Whether or not we have food allergies, our bodies ebb and flow.  They shift and change through so many factors (getting enough sleep, water, hormones and on and on)  that are just natural.  So why is it so common to see slight changes in our bodies as something to be critiqued and to see ourselves as ‘failing’ at.

It’s not that I send hate glares to my belly when it is bloated, but I have had this remaining dialogue within myself that sees my bloated days as bad days  and the days when it is not bloated as good body days.

This is the diet mentality still running through me.

Of jumping from a place of self-compassion to self-hate depending on the size of my belly that day.

It is an old story of enough and not enough.

Of praise and shame.

And while it might not feel like it, as it has been our dialogue for so long, my belly & I.

I have learned that it doesn’t have to be that way.

 

My body will continue to ebb and flow like this, right from the belly, because….well, as a human, I eat!

And I want to practice what I preach more fully.

If I want to help you love your body more right here and right now, I need to keep deepening my own journey of doing that myself. Even the parts, like my Belly, that have felt like they might hold shame forever.

So it seems as though the choice is our own. Do I want to keep riding this roller coaster or do I want to get off of it?

It makes me think of how it felt to have a scale (before I broke it). How I don’t miss it. How it felt like I was constantly seeing if I was ‘good enough’.
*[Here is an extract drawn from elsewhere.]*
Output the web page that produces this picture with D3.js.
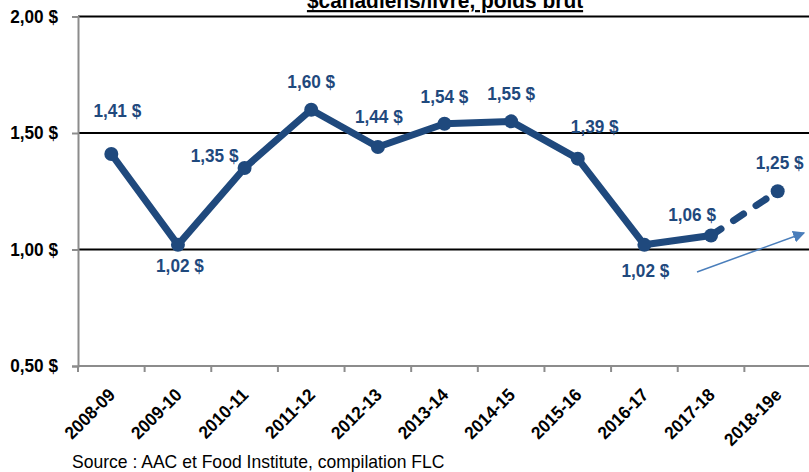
<!DOCTYPE html>
<html><head><meta charset="utf-8">
<script src="https://cdn.jsdelivr.net/npm/d3@7"></script>
<style>
html,body{margin:0;padding:0;background:#fff;}
svg{display:block;}
</style></head>
<body>
<script>
const categories = ["2008-09","2009-10","2010-11","2011-12","2012-13","2013-14","2014-15","2015-16","2016-17","2017-18","2018-19e"];
const values = [1.41,1.02,1.35,1.60,1.44,1.54,1.55,1.39,1.02,1.06,1.25];
const valueLabels = ["1,41 $","1,02 $","1,35 $","1,60 $","1,44 $","1,54 $","1,55 $","1,39 $","1,02 $","1,06 $","1,25 $"];
const yTicks = [0.5,1.0,1.5,2.0];
const yTickLabels = ["0,50 $","1,00 $","1,50 $","2,00 $"];
const titleText = "$canadiens/livre, poids brut";
const sourceText = "Source : AAC et Food Institute, compilation FLC";

// label offsets (style only)
const labelOffsets = [[6,-37],[2,27],[-30,-6],[0,-22],[1,-24],[0,-21],[0,-21],[17,-26],[1,32],[-19,-15],[2,-22]];

const W=809,H=472;
const FONT = "'Liberation Sans',Arial,sans-serif";
const svg=d3.select("body").append("svg").attr("width",W).attr("height",H);

const x=d3.scaleBand().domain(categories).range([78,811]);
const y=d3.scaleLinear().domain([0.5,2]).range([366,16.5]);
const cx=d=>x(d)+x.bandwidth()/2;

// title
svg.append("text").attr("transform","translate(445,8) scale(0.95,1)").attr("text-anchor","middle")
  .attr("font-family",FONT).attr("font-weight","bold").attr("font-size",22)
  .attr("text-decoration","underline").attr("fill","#000").text(titleText);

// gridlines
svg.append("g").selectAll("line").data(yTicks.filter(v=>v>0.5)).join("line")
  .attr("x1",78).attr("x2",W).attr("y1",d=>y(d)).attr("y2",d=>y(d))
  .attr("stroke","#000").attr("stroke-width",2);

// y axis
const yAxis=d3.axisLeft(y).tickValues(yTicks).tickSize(6).tickFormat((d,i)=>yTickLabels[i]);
const gy=svg.append("g").attr("transform","translate(78,0)").call(yAxis);
gy.select(".domain").attr("stroke","#8c8c8c").attr("stroke-width",2);
gy.selectAll(".tick line").attr("stroke","#8c8c8c").attr("stroke-width",2);
gy.selectAll(".tick text").attr("x",0).attr("transform","translate(-20,0) scale(0.93,1)")
  .attr("font-family",FONT).attr("font-weight","bold")
  .attr("font-size",18.5).attr("fill","#000");

// x axis
const xAxis=d3.axisBottom(x).tickSize(0).tickSizeOuter(0);
const gx=svg.append("g").attr("transform","translate(0,366)").call(xAxis);
gx.select(".domain").attr("stroke","#8c8c8c").attr("stroke-width",2).attr("d","M78,0H"+W);
gx.selectAll(".tick text").attr("font-family",FONT).attr("font-weight","bold").attr("font-size",18)
  .attr("fill","#000").attr("text-anchor","end")
  .attr("transform","translate(5,30) rotate(-45) scale(0.95,1)").attr("y",0).attr("dy",0);
// category boundary ticks
svg.append("g").selectAll("line").data(categories).join("line")
  .attr("x1",d=>x(d)).attr("x2",d=>x(d)).attr("y1",366).attr("y2",372)
  .attr("stroke","#8c8c8c").attr("stroke-width",2);

const color="#1f497d";
const pts=categories.map((c,i)=>({c,v:values[i],i}));
const line=d3.line().x(d=>cx(d.c)).y(d=>y(d.v));
svg.append("path").datum(pts.slice(0,10)).attr("d",line).attr("fill","none")
  .attr("stroke",color).attr("stroke-width",7).attr("stroke-linejoin","round");
svg.append("path").datum(pts.slice(9)).attr("d",line).attr("fill","none")
  .attr("stroke",color).attr("stroke-width",7).attr("stroke-linecap","round")
  .attr("stroke-dasharray","12,15");
svg.append("g").selectAll("circle").data(pts).join("circle")
  .attr("cx",d=>cx(d.c)).attr("cy",d=>y(d.v)).attr("r",7).attr("fill",color);

svg.append("g").selectAll("text").data(pts).join("text")
  .attr("transform",d=>`translate(${cx(d.c)+labelOffsets[d.i][0]},${y(d.v)+labelOffsets[d.i][1]}) scale(0.93,1)`)
  .attr("text-anchor","middle").attr("font-family",FONT).attr("font-weight","bold")
  .attr("font-size",18.5).attr("fill",color).text(d=>valueLabels[d.i]);

// arrow
const defs=svg.append("defs");
defs.append("marker").attr("id","ah").attr("viewBox","0 0 10 10").attr("refX",9).attr("refY",5)
  .attr("markerWidth",8).attr("markerHeight",8).attr("orient","auto")
  .append("path").attr("d","M0,0L10,5L0,10Z").attr("fill","#4a7ebb");
svg.append("line").attr("x1",697).attr("y1",272).attr("x2",804).attr("y2",233)
  .attr("stroke","#4a7ebb").attr("stroke-width",1.5).attr("marker-end","url(#ah)");

svg.append("text").attr("transform","translate(72,468) scale(0.975,1)").attr("font-family",FONT).attr("font-size",18)
  .attr("fill","#000").text(sourceText);
</script>
</body></html>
Living without a scale showed me that there is a place of peacefulness & ease awaiting me as I make that choice not to engage in those praise/shame behaviours anymore.

So while it might seem at first like living without that bad/good relationship with my belly is impossible.  

I don’t believe that any more.  

I think that just like the way we see ourselves in photos, we have a choice.

And I’m choosing to end the war with my belly

I am committed to learning to see it with love in all its ebb and flow.

Thats not to say it won’t be easy, or like anything else on the self-love path…there will be days when I forget I chose peace and will step back into it.

But it is time to choose love.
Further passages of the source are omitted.